• _WORK TO COMPLETE_: Transcribe the material verbatim in full; the pictures do not belong in the copy.
** start of RAW DATA **
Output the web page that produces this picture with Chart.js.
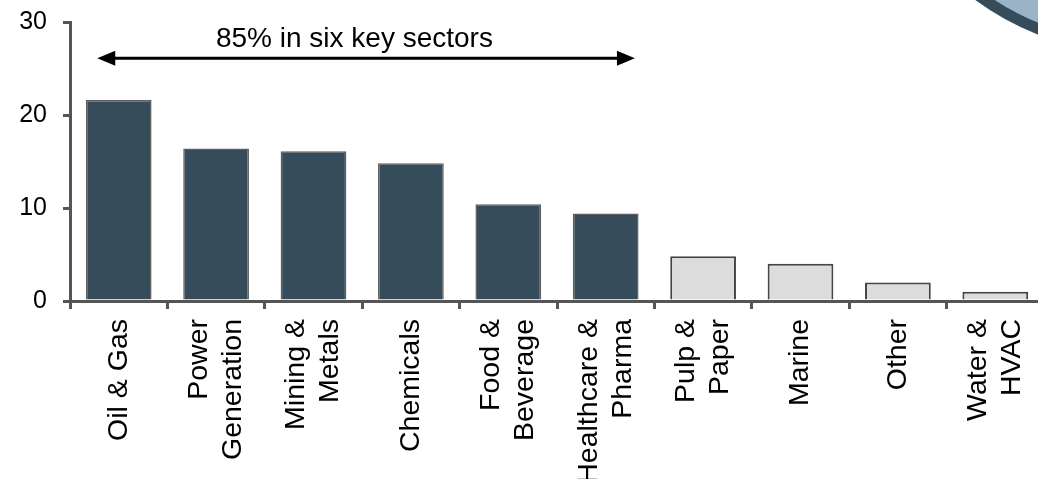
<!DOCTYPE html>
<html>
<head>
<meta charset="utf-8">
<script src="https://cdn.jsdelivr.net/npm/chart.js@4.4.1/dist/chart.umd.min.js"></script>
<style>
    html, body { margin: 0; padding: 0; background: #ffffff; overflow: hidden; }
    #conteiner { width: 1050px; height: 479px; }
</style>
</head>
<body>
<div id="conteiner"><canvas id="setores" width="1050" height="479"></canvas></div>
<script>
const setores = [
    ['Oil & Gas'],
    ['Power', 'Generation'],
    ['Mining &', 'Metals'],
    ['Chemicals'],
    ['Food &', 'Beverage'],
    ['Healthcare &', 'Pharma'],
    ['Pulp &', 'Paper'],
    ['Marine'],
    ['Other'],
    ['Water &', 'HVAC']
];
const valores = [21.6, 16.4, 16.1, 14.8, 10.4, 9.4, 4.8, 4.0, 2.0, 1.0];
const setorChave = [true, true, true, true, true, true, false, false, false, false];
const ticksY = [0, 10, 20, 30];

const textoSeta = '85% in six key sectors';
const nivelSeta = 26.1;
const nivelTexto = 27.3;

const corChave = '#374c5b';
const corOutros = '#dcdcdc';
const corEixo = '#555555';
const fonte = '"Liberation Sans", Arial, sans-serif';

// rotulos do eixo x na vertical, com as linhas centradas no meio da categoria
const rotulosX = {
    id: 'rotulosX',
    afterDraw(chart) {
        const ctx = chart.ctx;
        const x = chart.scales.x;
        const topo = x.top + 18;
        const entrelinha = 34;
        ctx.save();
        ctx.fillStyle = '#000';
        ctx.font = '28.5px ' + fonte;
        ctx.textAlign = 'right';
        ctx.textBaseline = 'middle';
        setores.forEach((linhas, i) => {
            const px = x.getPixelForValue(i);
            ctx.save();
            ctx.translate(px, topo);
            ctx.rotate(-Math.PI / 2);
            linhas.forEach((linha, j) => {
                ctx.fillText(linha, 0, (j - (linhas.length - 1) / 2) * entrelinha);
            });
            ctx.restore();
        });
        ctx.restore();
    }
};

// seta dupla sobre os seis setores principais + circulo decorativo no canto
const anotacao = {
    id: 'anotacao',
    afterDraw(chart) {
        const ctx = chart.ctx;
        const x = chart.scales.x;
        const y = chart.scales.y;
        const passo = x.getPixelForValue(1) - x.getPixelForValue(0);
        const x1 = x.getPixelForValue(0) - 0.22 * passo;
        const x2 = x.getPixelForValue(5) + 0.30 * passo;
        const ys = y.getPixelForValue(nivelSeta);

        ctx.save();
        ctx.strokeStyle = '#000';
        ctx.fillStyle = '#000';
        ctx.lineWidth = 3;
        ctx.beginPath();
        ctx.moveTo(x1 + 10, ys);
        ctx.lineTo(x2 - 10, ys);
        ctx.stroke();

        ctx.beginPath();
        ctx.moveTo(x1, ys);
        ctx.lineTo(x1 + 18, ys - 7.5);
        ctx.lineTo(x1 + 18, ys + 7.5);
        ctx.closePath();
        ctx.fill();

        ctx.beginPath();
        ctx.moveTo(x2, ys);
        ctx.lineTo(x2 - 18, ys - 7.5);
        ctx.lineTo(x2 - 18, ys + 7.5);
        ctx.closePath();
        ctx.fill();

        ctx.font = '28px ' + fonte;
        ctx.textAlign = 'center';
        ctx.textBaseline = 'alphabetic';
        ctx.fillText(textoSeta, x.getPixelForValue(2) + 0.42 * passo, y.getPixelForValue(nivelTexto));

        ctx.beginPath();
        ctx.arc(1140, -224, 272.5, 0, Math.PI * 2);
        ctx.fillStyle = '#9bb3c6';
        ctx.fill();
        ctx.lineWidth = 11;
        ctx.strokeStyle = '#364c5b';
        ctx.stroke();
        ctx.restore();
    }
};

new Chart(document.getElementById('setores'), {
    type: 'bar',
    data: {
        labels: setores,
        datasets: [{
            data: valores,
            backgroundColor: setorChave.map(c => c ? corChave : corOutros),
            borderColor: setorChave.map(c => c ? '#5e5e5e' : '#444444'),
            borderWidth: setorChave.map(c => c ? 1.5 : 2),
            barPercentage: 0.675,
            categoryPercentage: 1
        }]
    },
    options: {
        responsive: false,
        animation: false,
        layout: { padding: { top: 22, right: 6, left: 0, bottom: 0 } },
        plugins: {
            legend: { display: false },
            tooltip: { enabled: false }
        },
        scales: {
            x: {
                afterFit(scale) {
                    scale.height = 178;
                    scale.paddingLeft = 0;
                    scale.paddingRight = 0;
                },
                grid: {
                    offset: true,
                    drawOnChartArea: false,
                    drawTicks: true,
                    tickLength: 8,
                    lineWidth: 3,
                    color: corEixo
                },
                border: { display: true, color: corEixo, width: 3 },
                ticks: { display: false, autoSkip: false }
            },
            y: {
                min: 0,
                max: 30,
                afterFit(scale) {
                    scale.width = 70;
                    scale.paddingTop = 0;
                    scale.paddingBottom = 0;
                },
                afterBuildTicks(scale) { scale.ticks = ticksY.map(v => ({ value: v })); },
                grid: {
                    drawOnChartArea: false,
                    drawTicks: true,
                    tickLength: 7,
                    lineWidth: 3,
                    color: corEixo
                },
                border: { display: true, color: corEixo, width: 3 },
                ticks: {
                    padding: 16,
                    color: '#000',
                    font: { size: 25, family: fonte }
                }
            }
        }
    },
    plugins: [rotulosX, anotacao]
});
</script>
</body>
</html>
** end of RAW DATA **
• _THE SOLUTION_:
Output the web page that produces this picture with Chart.js.
<!DOCTYPE html>
<html>
<head>
<meta charset="utf-8">
<script src="https://cdn.jsdelivr.net/npm/chart.js@4.4.1/dist/chart.umd.min.js"></script>
<style>
    html, body { margin: 0; padding: 0; background: #ffffff; overflow: hidden; }
    #conteiner { width: 1050px; height: 479px; }
</style>
</head>
<body>
<div id="conteiner"><canvas id="setores" width="1050" height="479"></canvas></div>
<script>
const setores = [
    ['Oil & Gas'],
    ['Power', 'Generation'],
    ['Mining &', 'Metals'],
    ['Chemicals'],
    ['Food &', 'Beverage'],
    ['Healthcare &', 'Pharma'],
    ['Pulp &', 'Paper'],
    ['Marine'],
    ['Other'],
    ['Water &', 'HVAC']
];
const valores = [21.6, 16.4, 16.1, 14.8, 10.4, 9.4, 4.8, 4.0, 2.0, 1.0];
const setorChave = [true, true, true, true, true, true, false, false, false, false];
const ticksY = [0, 10, 20, 30];

const textoSeta = '85% in six key sectors';
const nivelSeta = 26.1;
const nivelTexto = 27.3;

const corChave = '#374c5b';
const corOutros = '#dcdcdc';
const corEixo = '#555555';
const fonte = '"Liberation Sans", Arial, sans-serif';

// rotulos do eixo x na vertical, com as linhas centradas no meio da categoria
const rotulosX = {
    id: 'rotulosX',
    afterDraw(chart) {
        const ctx = chart.ctx;
        const x = chart.scales.x;
        const topo = x.top + 18;
        const entrelinha = 34;
        ctx.save();
        ctx.fillStyle = '#000';
        ctx.font = '28.5px ' + fonte;
        ctx.textAlign = 'right';
        ctx.textBaseline = 'middle';
        setores.forEach((linhas, i) => {
            const px = x.getPixelForValue(i);
            ctx.save();
            ctx.translate(px, topo);
            ctx.rotate(-Math.PI / 2);
            linhas.forEach((linha, j) => {
                ctx.fillText(linha, 0, (j - (linhas.length - 1) / 2) * entrelinha);
            });
            ctx.restore();
        });
        ctx.restore();
    }
};

// seta dupla sobre os seis setores principais + circulo decorativo no canto
const anotacao = {
    id: 'anotacao',
    afterDraw(chart) {
        const ctx = chart.ctx;
        const x = chart.scales.x;
        const y = chart.scales.y;
        const passo = x.getPixelForValue(1) - x.getPixelForValue(0);
        const x1 = x.getPixelForValue(0) - 0.22 * passo;
        const x2 = x.getPixelForValue(5) + 0.30 * passo;
        const ys = y.getPixelForValue(nivelSeta);

        ctx.save();
        ctx.strokeStyle = '#000';
        ctx.fillStyle = '#000';
        ctx.lineWidth = 3;
        ctx.beginPath();
        ctx.moveTo(x1 + 10, ys);
        ctx.lineTo(x2 - 10, ys);
        ctx.stroke();

        ctx.beginPath();
        ctx.moveTo(x1, ys);
        ctx.lineTo(x1 + 18, ys - 7.5);
        ctx.lineTo(x1 + 18, ys + 7.5);
        ctx.closePath();
        ctx.fill();

        ctx.beginPath();
        ctx.moveTo(x2, ys);
        ctx.lineTo(x2 - 18, ys - 7.5);
        ctx.lineTo(x2 - 18, ys + 7.5);
        ctx.closePath();
        ctx.fill();

        ctx.font = '28px ' + fonte;
        ctx.textAlign = 'center';
        ctx.textBaseline = 'alphabetic';
        ctx.fillText(textoSeta, x.getPixelForValue(2) + 0.42 * passo, y.getPixelForValue(nivelTexto));

        ctx.beginPath();
        ctx.arc(1140, -224, 272.5, 0, Math.PI * 2);
        ctx.fillStyle = '#9bb3c6';
        ctx.fill();
        ctx.lineWidth = 11;
        ctx.strokeStyle = '#364c5b';
        ctx.stroke();
        ctx.restore();
    }
};

new Chart(document.getElementById('setores'), {
    type: 'bar',
    data: {
        labels: setores,
        datasets: [{
            data: valores,
            backgroundColor: setorChave.map(c => c ? corChave : corOutros),
            borderColor: setorChave.map(c => c ? '#5e5e5e' : '#444444'),
            borderWidth: setorChave.map(c => c ? 1.5 : 2),
            barPercentage: 0.675,
            categoryPercentage: 1
        }]
    },
    options: {
        responsive: false,
        animation: false,
        layout: { padding: { top: 22, right: 6, left: 0, bottom: 0 } },
        plugins: {
            legend: { display: false },
            tooltip: { enabled: false }
        },
        scales: {
            x: {
                afterFit(scale) {
                    scale.height = 178;
                    scale.paddingLeft = 0;
                    scale.paddingRight = 0;
                },
                grid: {
                    offset: true,
                    drawOnChartArea: false,
                    drawTicks: true,
                    tickLength: 8,
                    lineWidth: 3,
                    color: corEixo
                },
                border: { display: true, color: corEixo, width: 3 },
                ticks: { display: false, autoSkip: false }
            },
            y: {
                min: 0,
                max: 30,
                afterFit(scale) {
                    scale.width = 70;
                    scale.paddingTop = 0;
                    scale.paddingBottom = 0;
                },
                afterBuildTicks(scale) { scale.ticks = ticksY.map(v => ({ value: v })); },
                grid: {
                    drawOnChartArea: false,
                    drawTicks: true,
                    tickLength: 7,
                    lineWidth: 3,
                    color: corEixo
                },
                border: { display: true, color: corEixo, width: 3 },
                ticks: {
                    padding: 16,
                    color: '#000',
                    font: { size: 25, family: fonte }
                }
            }
        }
    },
    plugins: [rotulosX, anotacao]
});
</script>
</body>
</html>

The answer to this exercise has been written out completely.